Australian cricketer

Daniel James Cullen (born 10 April 1984) is a former Australian first-class cricketer who played for South Australia and Somerset in a career that lasted from 2004 to 2009. He was a right-arm off break bowler who appeared six times for Australia, and was touted as a promising prospect to replace Shane Warne. However, a number of unproductive seasons meant that he lost his national contract in 2008, and was dropped by South Australia in 2010, ending his first-class career. Cullen was a member of the Australian team that won the 2006 ICC Champions Trophy.

He first appeared for South Australia in 2004, and after two strong seasons for South Australia, he was selected to tour Bangladesh with the national team in April 2006. He made his Test debut when other players were rested, and subsequently played the three ODIs on the tour. The following season, after a string of poor performances, he was replaced in South Australia's first-class team, and although he performed better in 2007–08, his bowling figures continued to wane, and he was eventually dropped from the state side, resulting in the loss of his South Australian contract at the end of the 2009–10 season.

==Cricket career==
Cullen made his first-class cricket debut in 2004 for South Australia, appearing against Victoria. He claimed four wickets in the match, which South Australia won. His debut season drew the plaudits of Shane Warne, who claimed that Cullen would be "a certainty to play for Australia." He took 43 wickets at an average of 30.37 that year, and the following season he was named as the Bradman Young Cricketer of the Year, despite breaking his finger. After the conclusion of the Australian domestic season, Cullen was selected as part of the Australian squad to face Bangladesh. He did not play in the first Test match, but was called up for the second, as several members of the team were rested due to fatigue. He took one wicket in the match, in which Australia's other two spinners, Warne and Stuart MacGill, took 15 wickets between them. He played in all three of the One Day Internationals (ODIs) on the tour, taking two wickets at an average of 49.

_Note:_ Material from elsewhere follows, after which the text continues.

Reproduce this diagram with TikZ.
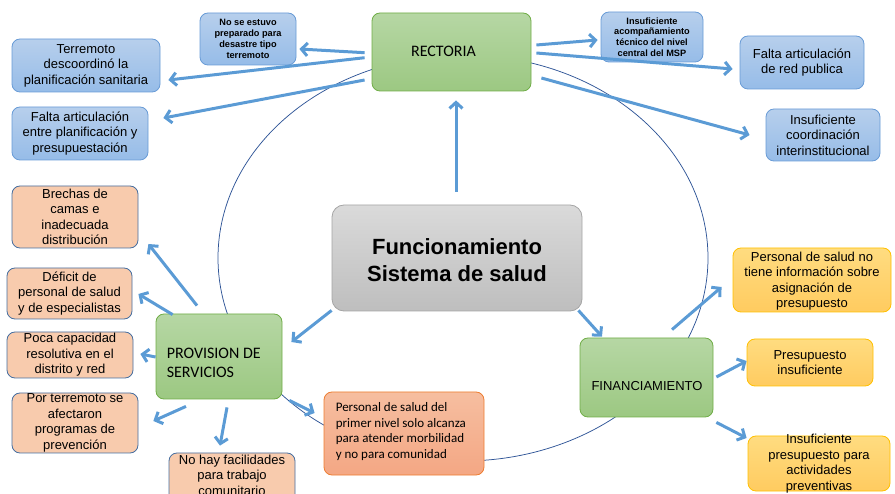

Along with Cameron White, he played for Somerset as their overseas player for the 2006 English cricket season. He had a relatively unproductive spell with the county, taking seven wickets in four matches at an average over 50. He left Somerset early to play in the Top End series for Australia A. He subsequently played in two ODIs during the 2006–07 DLF Cup, but remained wicket-less in both. Despite his early promise, and the positive comments made by Warne and Ricky Ponting, these were Cullen's final appearances for Australia, ending his international career with one Test wicket and two ODI wickets in six matches.

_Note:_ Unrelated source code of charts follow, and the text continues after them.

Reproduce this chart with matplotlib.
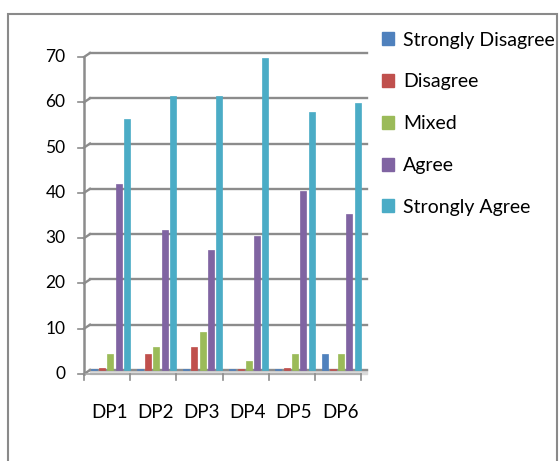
import numpy as np
import matplotlib.pyplot as plt
from matplotlib.patches import Rectangle, Patch
from matplotlib.transforms import ScaledTranslation

plt.rcParams['font.family'] = ['Lato', 'DejaVu Sans']

categories = ['DP1', 'DP2', 'DP3', 'DP4', 'DP5', 'DP6']
series = ['Strongly Disagree', 'Disagree', 'Mixed', 'Agree', 'Strongly Agree']
strongly_disagree = [0.3, 0.2, 0.2, 0.2, 0.3, 3.5]
disagree = [0.4, 3.5, 5.0, 0.3, 0.5, 0.3]
mixed = [3.5, 5.0, 8.5, 2.0, 3.5, 3.5]
agree = [41, 31, 26.5, 29.5, 39.5, 34.5]
strongly_agree = [55.5, 60.5, 60.5, 69, 57, 59]
y_ticks = [0, 10, 20, 30, 40, 50, 60, 70]

colors = ['#4F81BD', '#C0504D', '#9BBB59', '#8064A2', '#4BACC6']
values = [strongly_disagree, disagree, mixed, agree, strongly_agree]

W, H = 560, 461
fig = plt.figure(figsize=(W / 100, H / 100), dpi=100)

# back plane of the 3d chart in pixels
x0, x1, ytop, ybot = 90, 367, 53, 370
ax = fig.add_axes([x0 / W, 1 - ybot / H, (x1 - x0) / W, (ybot - ytop) / H])
ax.set_xlim(-0.5, len(categories) - 0.5)
ax.set_ylim(0, 70)
ax.axis('off')

# front plane is shifted left and down
front = ax.transData + ScaledTranslation(-6 / 100, -4 / 100, fig.dpi_scale_trans)
grid_col = '#8c8c8c'

# floor
ax.fill_between([-0.5, 5.5], [0, 0], [-0.9, -0.9], color='#d9d9d9', clip_on=False, zorder=1)

# gridlines with diagonal stub from front axis
for v in y_ticks:
    ax.plot([-0.5, 5.5], [v, v], color=grid_col, lw=1.7, clip_on=False, zorder=1)
    ax.plot([-0.5 - 6 / 46.2, -0.5], [v - 4 / 4.53, v], color=grid_col, lw=1.7,
            clip_on=False, zorder=1)
    ax.plot([-0.5, -0.5 - 0.13], [v, v], color=grid_col, lw=1.2, transform=front, clip_on=False)
    ax.text(-0.5 - 0.4, v, str(v), transform=front, ha='right', va='center', fontsize=12.5)

# front axis line and category ticks
ax.plot([-0.5, -0.5], [0, 70], color=grid_col, lw=1.8, transform=front, clip_on=False)
ax.plot([-0.5, 5.5], [0, 0], color='#a6a6a6', lw=1.2, transform=front, clip_on=False)
for i in range(len(categories) + 1):
    ax.plot([i - 0.5, i - 0.5], [0, -1.3], color=grid_col, lw=1.2, transform=front, clip_on=False)
for i, c in enumerate(categories):
    ax.text(i + 0.05, -8.6, c, transform=front, ha='center', va='center', fontsize=13.5)

# bars
xs = np.arange(len(categories))
width = 0.13
for k, (name, vals, col) in enumerate(zip(series, values, colors)):
    ax.bar(xs - 0.42 + k * 0.18, vals, width=width, color=col, zorder=3, clip_on=False,
           edgecolor=col, linewidth=0.5)

handles = [Patch(facecolor=c, edgecolor=c) for c in colors]
fig.legend(handles, series, loc='upper left', bbox_to_anchor=(374 / W, 1 - 24 / H),
           frameon=False, fontsize=14, labelspacing=1.27, handlelength=0.65,
           handleheight=0.65, handletextpad=0.45, borderaxespad=0)

# outer chart border
fig.patches.append(Rectangle((8 / W, -0.1), (557 - 8) / W, 1.1 - 14 / H,
                             transform=fig.transFigure, fill=False,
                             edgecolor='#8a8a8a', lw=1.5))

fig.savefig('out.png', dpi=100)
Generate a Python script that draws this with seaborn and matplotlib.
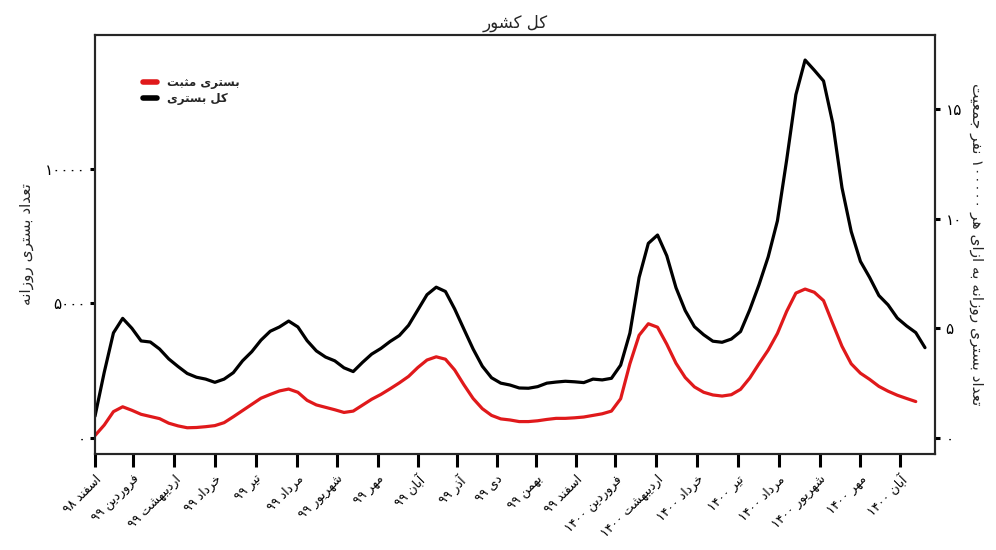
import numpy as np
import pandas as pd
import matplotlib
matplotlib.use("Agg")
import matplotlib.pyplot as plt
import seaborn as sns

# ---------------- data ----------------
title = "کل کشور"
series_names = ["بستری مثبت", "کل بستری"]
left_ylabel = "تعداد بستری روزانه"
right_ylabel = "تعداد بستری روزانه به ازای هر ۱۰۰۰۰۰ نفر جمعیت"

month_starts = ["2020-02-20", "2020-03-20", "2020-04-20", "2020-05-21", "2020-06-21",
                "2020-07-22", "2020-08-22", "2020-09-22", "2020-10-22", "2020-11-21",
                "2020-12-21", "2021-01-20", "2021-02-19", "2021-03-21", "2021-04-21",
                "2021-05-22", "2021-06-22", "2021-07-23", "2021-08-23", "2021-09-23",
                "2021-10-23"]
month_labels = ["اسفند ۹۸", "فروردین ۹۹", "اردیبهشت ۹۹", "خرداد ۹۹", "تیر ۹۹",
                "مرداد ۹۹", "شهریور ۹۹", "مهر ۹۹", "آبان ۹۹", "آذر ۹۹", "دی ۹۹",
                "بهمن ۹۹", "اسفند ۹۹", "فروردین ۱۴۰۰", "اردیبهشت ۱۴۰۰", "خرداد ۱۴۰۰",
                "تیر ۱۴۰۰", "مرداد ۱۴۰۰", "شهریور ۱۴۰۰", "مهر ۱۴۰۰", "آبان ۱۴۰۰"]

left_ticks = [0, 5000, 10000]
left_tick_labels = ["۰", "۵۰۰۰", "۱۰۰۰۰"]
right_ticks = [0, 5, 10, 15]
right_tick_labels = ["۰", "۵", "۱۰", "۱۵"]
population = 81_400_000

start_date = "2020-02-20"
step_days = 7

# weekly readings, daily hospitalisations (7-day smoothed)
total_beds = [800, 2430, 3900, 4440, 4070, 3600, 3560, 3300, 2930, 2650,
              2390, 2250, 2180, 2060, 2180, 2420, 2860, 3200, 3630, 3960,
              4120, 4340, 4120, 3610, 3230, 3000, 2860, 2600, 2460, 2800,
              3110, 3320, 3580, 3800, 4180, 4750, 5320, 5600, 5440, 4790,
              4040, 3300, 2660, 2230, 2030, 1960, 1850, 1840, 1900, 2030,
              2070, 2100, 2080, 2050, 2180, 2150, 2210, 2700, 3890, 5960,
              7230, 7540, 6770, 5580, 4730, 4130, 3830, 3590, 3550, 3670,
              3950, 4760, 5690, 6730, 8070, 10330, 12760, 14050, 13670, 13270,
              11700, 9300, 7670, 6560, 5960, 5290, 4940, 4450, 4160, 3910,
              3350]
positive_beds = [80, 470, 970, 1150, 1020, 870, 790, 710, 540, 440,
                 370, 380, 410, 450, 560, 780, 1010, 1240, 1470, 1610,
                 1740, 1810, 1690, 1390, 1220, 1130, 1040, 940, 990, 1210,
                 1430, 1610, 1820, 2040, 2280, 2610, 2890, 3010, 2920, 2520,
                 1970, 1460, 1080, 830, 700, 660, 600, 600, 630, 680,
                 720, 720, 740, 770, 830, 890, 990, 1450, 2750, 3810,
                 4240, 4110, 3480, 2770, 2240, 1890, 1690, 1590, 1550, 1600,
                 1800, 2220, 2750, 3260, 3880, 4700, 5380, 5530, 5410, 5100,
                 4240, 3400, 2750, 2400, 2170, 1910, 1730, 1580, 1460, 1345]

# ---------------- Persian shaping (presentation forms + RTL order) ----------------
FORMS = {  # isolated, final, initial, medial
    "ا": ("\uFE8D", "\uFE8E", None, None),
    "آ": ("\uFE81", "\uFE82", None, None),
    "ب": ("\uFE8F", "\uFE90", "\uFE91", "\uFE92"),
    "ت": ("\uFE95", "\uFE96", "\uFE97", "\uFE98"),
    "ث": ("\uFE99", "\uFE9A", "\uFE9B", "\uFE9C"),
    "ج": ("\uFE9D", "\uFE9E", "\uFE9F", "\uFEA0"),
    "خ": ("\uFEA5", "\uFEA6", "\uFEA7", "\uFEA8"),
    "د": ("\uFEA9", "\uFEAA", None, None),
    "ذ": ("\uFEAB", "\uFEAC", None, None),
    "ر": ("\uFEAD", "\uFEAE", None, None),
    "ز": ("\uFEAF", "\uFEB0", None, None),
    "س": ("\uFEB1", "\uFEB2", "\uFEB3", "\uFEB4"),
    "ش": ("\uFEB5", "\uFEB6", "\uFEB7", "\uFEB8"),
    "ع": ("\uFEC9", "\uFECA", "\uFECB", "\uFECC"),
    "ف": ("\uFED1", "\uFED2", "\uFED3", "\uFED4"),
    "ک": ("\uFB8E", "\uFB8F", "\uFB90", "\uFB91"),
    "ل": ("\uFEDD", "\uFEDE", "\uFEDF", "\uFEE0"),
    "م": ("\uFEE1", "\uFEE2", "\uFEE3", "\uFEE4"),
    "ن": ("\uFEE5", "\uFEE6", "\uFEE7", "\uFEE8"),
    "ه": ("\uFEE9", "\uFEEA", "\uFEEB", "\uFEEC"),
    "و": ("\uFEED", "\uFEEE", None, None),
    "ی": ("\uFBFC", "\uFBFD", "\uFBFE", "\uFBFF"),
}


def shape_word(w):
    out = []
    n = len(w)
    for i, ch in enumerate(w):
        if ch not in FORMS:
            out.append(ch)
            continue
        prev_j = i > 0 and w[i - 1] in FORMS and FORMS[w[i - 1]][2] is not None
        next_j = (i < n - 1 and w[i + 1] in FORMS and FORMS[ch][2] is not None)
        f = FORMS[ch]
        if prev_j and next_j:
            out.append(f[3])
        elif prev_j:
            out.append(f[1])
        elif next_j:
            out.append(f[2])
        else:
            out.append(f[0])
    return "".join(out)


def fa(text):
    tokens = text.split(" ")
    vis = []
    for t in tokens:
        if all(c in "۰۱۲۳۴۵۶۷۸۹0123456789" for c in t):
            vis.append(t)
        else:
            vis.append(shape_word(t)[::-1])
    return " ".join(vis[::-1])


# ---------------- figure ----------------
sns.set_style("ticks")
plt.rcParams["font.family"] = ["DejaVu Sans"]

fig = plt.figure(figsize=(9.96, 5.5), dpi=100)
ax = fig.add_axes([95 / 996, 1 - 454 / 550, 840 / 996, 419 / 550])

d_total = pd.DataFrame({"date": pd.date_range(start_date, periods=len(total_beds), freq=f"{step_days}D"),
                        "value": total_beds})
d_pos = pd.DataFrame({"date": pd.date_range(start_date, periods=len(positive_beds), freq=f"{step_days}D"),
                      "value": positive_beds})

red = "#e0191b"
sns.lineplot(data=d_total, x="date", y="value", ax=ax, color="black", lw=2.3)
sns.lineplot(data=d_pos, x="date", y="value", ax=ax, color=red, lw=2.3)

t0 = pd.Timestamp(start_date)
ax.set_xlim(t0, t0 + pd.Timedelta(days=637.6))
ylo, yhi = -606, 14981
ax.set_ylim(ylo, yhi)

ax.set_xticks(pd.to_datetime(month_starts))
ax.set_xticklabels([fa(l) for l in month_labels], rotation=45, ha="right",
                   rotation_mode="anchor", fontsize=9)
ax.set_yticks(left_ticks)
ax.set_yticklabels(left_tick_labels, fontsize=11)
ax.set_xlabel("")
ax.set_ylabel(fa(left_ylabel), fontsize=11, labelpad=8)
ax.set_title(fa(title), fontsize=12, pad=5)

for s in ax.spines.values():
    s.set_visible(True)
    s.set_linewidth(1.5)
    s.set_color("black")
ax.tick_params(axis="x", length=9.5, width=2.2, pad=4, colors="black")
ax.tick_params(axis="y", length=3.6, width=2.2, pad=3, colors="black")

ax2 = ax.twinx()
k = 1e5 / population
ax2.set_ylim(ylo * k, yhi * k)
ax2.set_yticks(right_ticks)
ax2.set_yticklabels(right_tick_labels, fontsize=11)
ax2.tick_params(axis="y", length=3.6, width=2.2, pad=4, colors="black")
ax2.set_ylabel(fa(right_ylabel), fontsize=11, rotation=-90, labelpad=16)
for s in ax2.spines.values():
    s.set_linewidth(1.5)

handles = [plt.Line2D([], [], color=red, lw=4), plt.Line2D([], [], color="black", lw=4)]
leg = ax.legend(handles, [fa(n) for n in series_names], loc="upper left",
                bbox_to_anchor=((143 - 95) / 840, 1 - (76 - 35) / 419),
                frameon=False, borderpad=0, borderaxespad=0, handlelength=1.2,
                handletextpad=0.8, labelspacing=0.25,
                prop={"size": 8.5, "weight": "bold"})

fig.savefig("out.png", dpi=100)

He struggled in 2006–07, and after only taking 13 wickets in the Pura Cup, he was replaced in South Australia's first-class team by Cullen Bailey. He travelled to Pakistan with Australia A in September of that year, and in three List A matches against Pakistan A, he claimed three wickets: the best by any Australian, as they lost all three games. In the first unofficial Test between the sides, Cullen took five wickets in the match to help Australia A to an innings victory. Cullen once again had poor bowling figures during the 2007–08 domestic season in Australia, but he blamed the pitches, claiming that "I compare myself against the spinners in every game and I've pretty much out-bowled the majority." Cricket Australia disagreed, and he lost his national contract at the end of the season. In the 2008–09 season, Cullen took ten first-class wickets at an average of 77.70, The following 2009–10 season, his only appearance came in the Ford Ranger Cup, in which he played against Queensland, bowling six overs without taking a wicket. That was his final appearance for South Australia, ending his career with 130 first-class wickets at an average of 44.28, and 56 List A wickets at 35.39. He lost his contract with South Australia at the end of that season.

==Post-retirement life==

Dan Cullen now works as a plumber and has also worked as the spin-bowling coach to junior sides of the South Australia Redbacks.